Alors que le bureau du représentant civil international cherche à les éradiquer et qu'EULEX les considère comme illégales, la KFOR et l'OSCE les tolèrent tandis que la MINUK leur reconnaît même une certaine légitimité.

On trouve également de fortes différences culturelles entre ces organisations et entre les différentes nationalités qui les composent.

Ainsi, certains de nos interlocuteurs se sont montrés critiques sur l'image donnée par le nombre très élevé de fonctionnaires internationaux et leur niveau de vie dans un pays relativement pauvre.

La longue présence de l'ONU, et son mode de fonctionnement, qui aurait déteint sur les autres organisations, ont également été souvent critiqués par nos interlocuteurs.

Si les Français semblent très appréciés, à la fois par les Kosovars albanais, et par les Serbes, cela semble moins vrai pour d'autres nationalités, qui n'entretiennent pas les mêmes rapports et hésitent à se rendre au Nord. De plus, les militaires et les gendarmes français sont souvent les seuls à être disponibles en permanence, y compris la nuit et le week-end, ce qui n'est pas toujours le cas des autres.

Dans ce contexte, il faut s'interroger sur l'efficacité de la présence internationale, et notamment du soutien financier très important qu'elle apporte à ce pays. Il me semble que cette aide financière engendre une certaine forme d'assistanat, qui n'est pas propice au développement des initiatives et à la responsabilisation des autorités kosovares. Je pense en particulier au développement économique. La population kosovare est très jeune : 50 % a moins de 25 ans. Mais, avec un taux de chômage de 45 %, le pays n'est pas en mesure de répondre aux attentes de cette jeunesse.

Il me semble donc indispensable de réfléchir à une évolution de la présence internationale, afin de la rendre plus efficace.

Ainsi, la police kosovare est aujourd'hui une institution efficace et crédible. Est-il toujours nécessaire d'avoir autant de policiers ou de gendarmes internationaux pour remplir des fonctions que les policiers kosovars sont en mesure d'assumer ? Ne serait-il pas plus utile de réduire le nombre d'agents internationaux mais de recruter certains spécialistes, notamment en matière de lutte contre la criminalité organisée ou l'immigration illégale ? De même, la présence de l'OSCE est-elle toujours justifiée ?
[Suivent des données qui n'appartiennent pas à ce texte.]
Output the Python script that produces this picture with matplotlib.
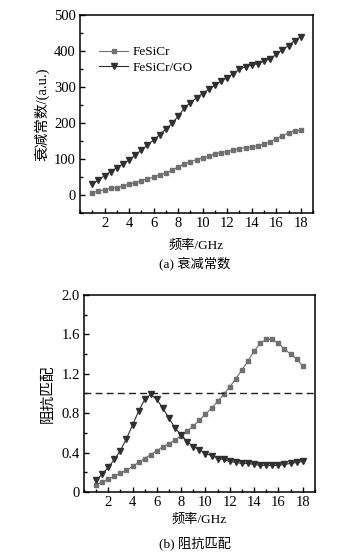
import numpy as np
import matplotlib
matplotlib.use("Agg")
import matplotlib.pyplot as plt
from matplotlib.ticker import MultipleLocator

plt.rcParams['font.family'] = ['Liberation Serif', 'Noto Sans CJK SC']

# frequency points (GHz)
freq = np.arange(1, 18.5, 0.5)

# (a) attenuation constant
atten_fesicr = [7, 11, 15, 19, 21, 25, 30, 34, 40, 45, 50, 56, 61, 69, 78, 87, 93, 98,
                103, 108, 114, 118, 121, 125, 129, 132, 134, 137, 142, 148, 157, 165,
                173, 179, 180]
atten_go = [30, 42, 54, 65, 76, 86, 97, 111, 125, 139, 153, 168, 183, 199, 219, 241,
            257, 270, 282, 294, 305, 317, 326, 337, 349, 357, 361, 365, 372, 378, 391,
            403, 415, 429, 440]

# (b) impedance matching
imp_fesicr = [0.07, 0.10, 0.13, 0.16, 0.19, 0.22, 0.26, 0.30, 0.34, 0.38, 0.42, 0.46,
              0.49, 0.53, 0.57, 0.62, 0.67, 0.73, 0.79, 0.85, 0.92, 0.99, 1.07, 1.15,
              1.24, 1.33, 1.43, 1.51, 1.55, 1.55, 1.51, 1.45, 1.40, 1.35, 1.28]
imp_go = [0.12, 0.18, 0.25, 0.33, 0.42, 0.54, 0.68, 0.82, 0.94, 0.99, 0.94, 0.85,
          0.75, 0.65, 0.58, 0.51, 0.46, 0.43, 0.39, 0.37, 0.34, 0.33, 0.31, 0.30,
          0.29, 0.29, 0.28, 0.27, 0.27, 0.27, 0.27, 0.28, 0.29, 0.30, 0.31]

gray = '#707070'
dark = '#303030'

fig = plt.figure(figsize=(3.51, 5.55), dpi=100)
ax1 = fig.add_axes([0.228, 0.616, 0.664, 0.357])
ax2 = fig.add_axes([0.239, 0.1135, 0.658, 0.355])


def style(ax):
    ax.tick_params(which='both', direction='in', labelsize=10.5, pad=3)
    ax.tick_params(which='major', length=3.5, width=1)
    ax.tick_params(which='minor', length=2, width=1)
    for s in ax.spines.values():
        s.set_linewidth(1.1)
    ax.set_xlim(0, 19)
    ax.xaxis.set_major_locator(MultipleLocator(2))
    ax.xaxis.set_minor_locator(MultipleLocator(1))
    ax.set_xticks(np.arange(2, 19, 2))


ax1.plot(freq, atten_fesicr, color=gray, marker='s', ms=3.3, lw=0.8, label='FeSiCr')
ax1.plot(freq, atten_go, color=dark, marker='v', ms=3.8, lw=0.8, label='FeSiCr/GO')
style(ax1)
ax1.set_ylim(-50, 500)
ax1.yaxis.set_major_locator(MultipleLocator(100))
ax1.yaxis.set_minor_locator(MultipleLocator(50))
ax1.set_ylabel('衰减常数/(a.u.)', fontsize=10.5, labelpad=3)
ax1.set_xlabel('频率/GHz', fontsize=9.5, labelpad=7)
ax1.legend(loc='upper left', bbox_to_anchor=(0.06, 0.87), frameon=False, fontsize=9.5,
           handlelength=2.2, handletextpad=0.3, labelspacing=0.25, borderaxespad=0)

ax2.plot(freq, imp_fesicr, color=gray, marker='s', ms=3.3, lw=0.8)
ax2.plot(freq, imp_go, color=dark, marker='v', ms=3.8, lw=0.8)
ax2.axhline(1.0, color='#222222', lw=1, ls=(0, (5, 3)))
style(ax2)
ax2.set_ylim(0, 2.0)
ax2.set_yticks([0, 0.4, 0.8, 1.2, 1.6, 2.0])
ax2.set_yticklabels(['0', '0.4', '0.8', '1.2', '1.6', '2.0'])
ax2.yaxis.set_minor_locator(MultipleLocator(0.2))
ax2.set_ylabel('阻抗匹配', fontsize=10.5, labelpad=5)
ax2.set_xlabel('频率/GHz', fontsize=9.5, labelpad=3)

fig.text(0.556, 1 - 263 / 555, '(a) 衰减常数', ha='center', va='center', fontsize=9.5)
fig.text(0.556, 1 - 543 / 555, '(b) 阻抗匹配', ha='center', va='center', fontsize=9.5)

fig.savefig('out.png', dpi=100, facecolor='white')
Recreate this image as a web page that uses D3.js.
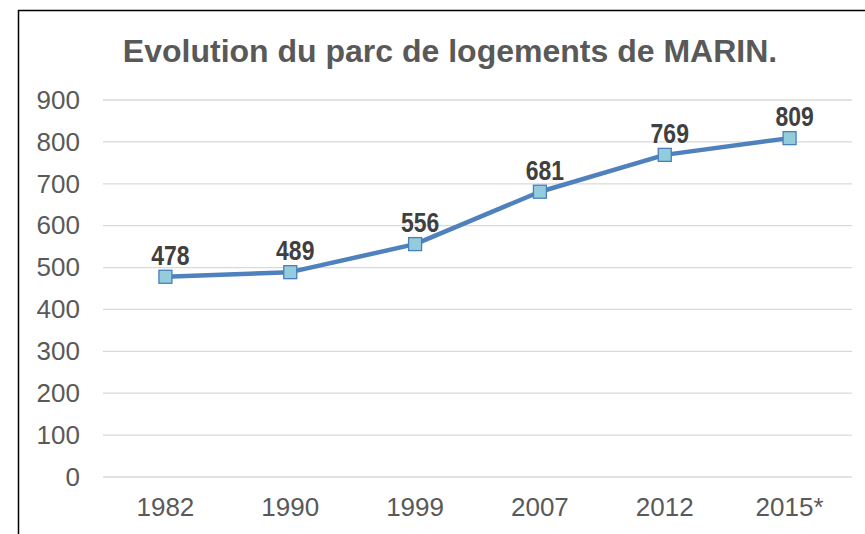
<!DOCTYPE html>
<html>
<head>
<meta charset="utf-8">
<script src="https://cdn.jsdelivr.net/npm/d3@7"></script>
<style>
  body { margin: 0; background: #fff; }
</style>
</head>
<body>
<svg id="SVG_CONTAINER" width="865" height="534"></svg>
<script>
const years = ["1982", "1990", "1999", "2007", "2012", "2015*"];
const logements = [478, 489, 556, 681, 769, 809];
const yTicks = [0, 100, 200, 300, 400, 500, 600, 700, 800, 900];

const width = 865, height = 534;
const MARGIN = { LEFT: 103, RIGHT: 13, TOP: 100, BOTTOM: 57 };
const FONT = "Arial, 'Liberation Sans', sans-serif";

var svg = d3.select("#SVG_CONTAINER");

// outer frame
svg.append("rect")
    .attr("x", 18.5).attr("y", 10.5)
    .attr("width", 900).attr("height", 600)
    .attr("fill", "none").attr("stroke", "#000").attr("stroke-width", 1.5);

// title
svg.append("text")
    .attr("x", 450).attr("y", 62)
    .attr("text-anchor", "middle")
    .attr("font-family", FONT)
    .attr("font-weight", "bold")
    .attr("font-size", "32px")
    .attr("fill", "#595959")
    .text("Evolution du parc de logements de MARIN.");

var xScale = d3.scaleBand()
    .domain(years)
    .range([MARGIN.LEFT, width - MARGIN.RIGHT]);

var yScale = d3.scaleLinear()
    .domain([0, 900])
    .range([height - MARGIN.BOTTOM, MARGIN.TOP]);

// gridlines
svg.append("g")
    .selectAll("line")
    .data(yTicks)
    .enter()
    .append("line")
    .attr("x1", MARGIN.LEFT).attr("x2", width - MARGIN.RIGHT)
    .attr("y1", d => yScale(d)).attr("y2", d => yScale(d))
    .attr("stroke", "#d9d9d9").attr("stroke-width", 1.3);

// y axis
var yAxis = d3.axisLeft(yScale).tickValues(yTicks).tickSize(0).tickPadding(23);
var gy = svg.append("g")
    .attr("transform", "translate(" + MARGIN.LEFT + ",0)")
    .call(yAxis);
gy.select(".domain").remove();
gy.selectAll("text")
    .attr("font-family", FONT)
    .attr("font-size", "26px")
    .attr("fill", "#595959");

// x axis
var xAxis = d3.axisBottom(xScale).tickSize(0).tickPadding(21);
var gx = svg.append("g")
    .attr("transform", "translate(0," + (height - MARGIN.BOTTOM) + ")")
    .call(xAxis);
gx.select(".domain").remove();
gx.selectAll("text")
    .attr("font-family", FONT)
    .attr("font-size", "26px")
    .attr("fill", "#595959");

var cx = (d, i) => xScale(years[i]) + xScale.bandwidth() / 2;

// line
var line = d3.line()
    .x((d, i) => cx(d, i))
    .y(d => yScale(d));

svg.append("path")
    .datum(logements)
    .attr("d", line)
    .attr("fill", "none")
    .attr("stroke", "#4f81bd")
    .attr("stroke-width", 4.5)
    .attr("stroke-linejoin", "round");

// markers
svg.append("g")
    .selectAll("rect")
    .data(logements)
    .enter()
    .append("rect")
    .attr("x", (d, i) => cx(d, i) - 6.5)
    .attr("y", d => yScale(d) - 6.5)
    .attr("width", 13).attr("height", 13)
    .attr("fill", "#93cddd")
    .attr("stroke", "#4a7ebb")
    .attr("stroke-width", 1.3);

// value labels (narrow bold, squeezed horizontally)
svg.append("g")
    .selectAll("text")
    .data(logements)
    .enter()
    .append("text")
    .attr("transform", (d, i) => "translate(" + (cx(d, i) + 5) + "," + (yScale(d) - 12) + ") scale(0.82,1)")
    .attr("text-anchor", "middle")
    .attr("font-family", FONT)
    .attr("font-weight", "bold")
    .attr("font-size", "28px")
    .attr("fill", "#404040")
    .text(d => d);
</script>
</body>
</html>
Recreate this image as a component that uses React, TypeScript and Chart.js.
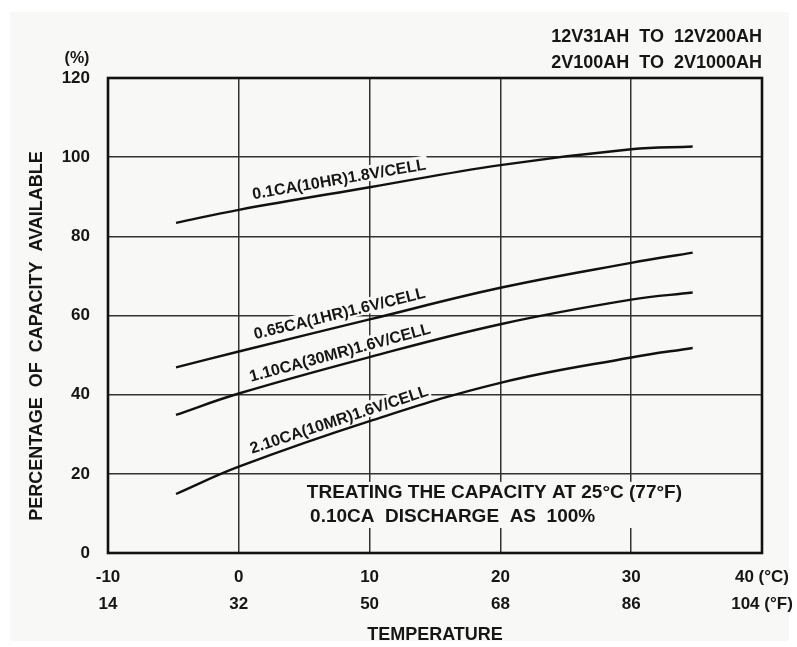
import { useEffect, useRef } from "react";
import { Chart, registerables } from "chart.js";

Chart.register(...registerables);

// ---- data ----
const temperaturesC = [-4.8, 0, 10, 20, 30, 34.7];
const cap01CA = [83.4, 86.7, 92.4, 98.0, 102.0, 102.7];
const cap065CA = [46.9, 50.9, 59.0, 67.0, 73.3, 75.9];
const cap110CA = [34.9, 40.3, 49.5, 57.8, 64.0, 65.8];
const cap210CA = [14.9, 21.8, 33.3, 43.0, 49.4, 51.8];

const seriesNames = [
  "0.1CA(10HR)1.8V/CELL",
  "0.65CA(1HR)1.6V/CELL",
  "1.10CA(30MR)1.6V/CELL",
  "2.10CA(10MR)1.6V/CELL",
];

const celsiusTickValues = [-10, 0, 10, 20, 30, 40];
const celsiusTicks = ["-10", "0", "10", "20", "30", "40 (°C)"];
const fahrenheitTicks = ["14", "32", "50", "68", "86", "104 (°F)"];

const titleLines = ["12V31AH  TO  12V200AH", "2V100AH  TO  2V1000AH"];
const noteLines = ["TREATING THE CAPACITY AT 25°C (77°F)", "0.10CA  DISCHARGE  AS  100%"];
const yAxisTitle = "PERCENTAGE  OF  CAPACITY  AVAILABLE";
const xAxisTitle = "TEMPERATURE";
const yUnit = "(%)";

const FONT = '"Liberation Sans", Arial, Helvetica, sans-serif';
const INK = "#161616";

// label placement along each curve (°C where the label starts / ends)
const labelStartC = [1.2, 1.4, 1.1, 1.2];
const labelEndC = [14.5, 14.5, 14.5, 14.5];

function interp(xs: number[], ys: number[], x: number) {
  for (let i = 0; i < xs.length - 1; i++) {
    if (x >= xs[i] && x <= xs[i + 1]) {
      const t = (x - xs[i]) / (xs[i + 1] - xs[i]);
      return ys[i] + t * (ys[i + 1] - ys[i]);
    }
  }
  return x < xs[0] ? ys[0] : ys[ys.length - 1];
}

const allSeries = [cap01CA, cap065CA, cap110CA, cap210CA];

function labelGeometry(chart: any, i: number) {
  const xs = chart.scales.x;
  const ys = chart.scales.y;
  const s = allSeries[i];
  const x0 = xs.getPixelForValue(labelStartC[i]);
  const y0 = ys.getPixelForValue(interp(temperaturesC, s, labelStartC[i]));
  const x1 = xs.getPixelForValue(labelEndC[i]);
  const y1 = ys.getPixelForValue(interp(temperaturesC, s, labelEndC[i]));
  return { x0, y0, angle: Math.atan2(y1 - y0, x1 - x0) };
}

const LABEL_FONT = `bold 16px ${FONT}`;
const LABEL_OFFSET = 8;
const BG = "#f8f8f7";

const decorations = {
  id: "decorations",
  beforeDraw(chart: any) {
    const { ctx, width, height } = chart;
    ctx.save();
    ctx.fillStyle = "#ffffff";
    ctx.fillRect(0, 0, width, height);
    ctx.fillStyle = BG;
    ctx.fillRect(10, 12, width - 18, height - 18);
    ctx.restore();
  },
  beforeDatasetsDraw(chart: any) {
    const { ctx, chartArea } = chart;
    const xs = chart.scales.x;
    const ys = chart.scales.y;
    ctx.save();
    // backing boxes behind curve labels
    ctx.font = LABEL_FONT;
    seriesNames.forEach((name, i) => {
      const g = labelGeometry(chart, i);
      const w = ctx.measureText(name).width;
      ctx.save();
      ctx.translate(g.x0, g.y0);
      ctx.rotate(g.angle);
      ctx.fillStyle = BG;
      ctx.fillRect(-2, -LABEL_OFFSET - 14, w + 4, 16);
      ctx.restore();
    });
    // note box
    ctx.font = `bold 19px ${FONT}`;
    const nx = xs.getPixelForValue(5.2);
    const ny1 = ys.getPixelForValue(15.2);
    const ny2 = ys.getPixelForValue(9.1);
    const nw = Math.max(...noteLines.map((l) => ctx.measureText(l).width));
    ctx.fillStyle = BG;
    ctx.fillRect(nx - 6, ny1 - 11, nw + 12, ny2 - ny1 + 22);
    // frame
    ctx.strokeStyle = "#111";
    ctx.lineWidth = 2.6;
    ctx.strokeRect(chartArea.left, chartArea.top, chartArea.right - chartArea.left, chartArea.bottom - chartArea.top);
    ctx.restore();
  },
  afterDatasetsDraw(chart: any) {
    const { ctx, chartArea } = chart;
    const xs = chart.scales.x;
    const ys = chart.scales.y;
    ctx.save();
    ctx.fillStyle = INK;
    ctx.font = LABEL_FONT;
    ctx.textAlign = "left";
    ctx.textBaseline = "alphabetic";
    seriesNames.forEach((name, i) => {
      const g = labelGeometry(chart, i);
      ctx.save();
      ctx.translate(g.x0, g.y0);
      ctx.rotate(g.angle);
      ctx.fillText(name, 0, -LABEL_OFFSET);
      ctx.restore();
    });
    // note
    ctx.font = `bold 19px ${FONT}`;
    ctx.textBaseline = "middle";
    ctx.fillText(noteLines[0], xs.getPixelForValue(5.2), ys.getPixelForValue(15.2));
    ctx.fillText(noteLines[1], xs.getPixelForValue(5.45), ys.getPixelForValue(9.1));

    // top-right titles
    ctx.textAlign = "right";
    ctx.font = `bold 18px ${FONT}`;
    ctx.fillText(titleLines[0], chartArea.right, 37);
    ctx.fillText(titleLines[1], chartArea.right, 63);

    // (%) unit
    ctx.textAlign = "center";
    ctx.font = `bold 16px ${FONT}`;
    ctx.fillText(yUnit, 77, 59);

    // y axis title
    ctx.save();
    ctx.translate(37, 336);
    ctx.rotate(-Math.PI / 2);
    ctx.font = `bold 18px ${FONT}`;
    ctx.textAlign = "center";
    ctx.textBaseline = "middle";
    ctx.fillText(yAxisTitle, 0, 0);
    ctx.restore();
    ctx.restore();
  },
};

export default function App() {
  const canvasRef = useRef<HTMLCanvasElement | null>(null);

  useEffect(() => {
    const canvas = canvasRef.current;
    if (!canvas) return;
    const mk = (values: number[]) => ({
      data: temperaturesC.map((t, i) => ({ x: t, y: values[i] })),
      borderColor: "#111",
      borderWidth: 2.4,
      pointRadius: 0,
      fill: false,
      tension: 0.4,
    });
    const chart = new Chart(canvas, {
      type: "line",
      data: {
        datasets: [mk(cap01CA), mk(cap065CA), mk(cap110CA), mk(cap210CA)],
      },
      options: {
        animation: false,
        responsive: false,
        devicePixelRatio: 1,
        layout: { padding: { top: 78, right: 35, bottom: 0, left: 0 } },
        plugins: { legend: { display: false }, tooltip: { enabled: false } },
        scales: {
          x: {
            type: "linear",
            min: -10,
            max: 40,
            afterFit: (s: any) => {
              s.height = 94;
              s.paddingLeft = 0;
              s.paddingRight = 0;
            },
            ticks: {
              stepSize: 10,
              color: INK,
              padding: 11,
              font: { family: FONT, size: 17, weight: "bold", lineHeight: 1.6 },
              callback: (v: any) => {
                const i = celsiusTickValues.indexOf(Number(v));
                return i < 0 ? "" : [celsiusTicks[i], fahrenheitTicks[i]];
              },
            },
            grid: { color: "#333", lineWidth: 1.5, drawTicks: false },
            border: { display: false },
            title: {
              display: true,
              text: xAxisTitle,
              color: INK,
              font: { family: FONT, size: 18, weight: "bold", lineHeight: 1.2 },
              padding: { top: 0, bottom: 1 },
            },
          },
          y: {
            min: 0,
            max: 120,
            afterFit: (s: any) => {
              s.width = 108;
              s.paddingTop = 0;
              s.paddingBottom = 0;
            },
            ticks: {
              stepSize: 20,
              color: INK,
              padding: 18,
              font: { family: FONT, size: 17, weight: "bold" },
            },
            grid: { color: "#333", lineWidth: 1.5, drawTicks: false },
            border: { display: false },
          },
        },
      },
      plugins: [decorations],
    });
    return () => chart.destroy();
  }, []);

  return (
    <div style={{ position: "absolute", left: 0, top: 0, width: 797, height: 647 }}>
      <canvas ref={canvasRef} width={797} height={647} style={{ display: "block" }} />
    </div>
  );
}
Si l'indépendance est désormais acquise, il reste à construire un véritable Etat.

Le dialogue entre Pristina et Belgrade est très positif. Il devrait permettre de résoudre un certain nombre de difficultés pratiques rencontrées par les citoyens dans leur vie quotidienne, par exemple en matière d'état civil ou de droits de propriété. Il pourrait également permettre de désenclaver le pays et de développer l'économie du Kosovo qui reste très dépendante de l'aide financière de la Communauté internationale et des transferts de fonds de la diaspora albanaise. A terme, ce dialogue devrait déboucher sur la normalisation des relations entre la Serbie et le Kosovo. Pourquoi l'Union européenne ne pourrait-elle pas dire clairement à la Serbie qu'il est nécessaire qu'elle reconnaisse l'indépendance du Kosovo pour adhérer à l'Union européenne ?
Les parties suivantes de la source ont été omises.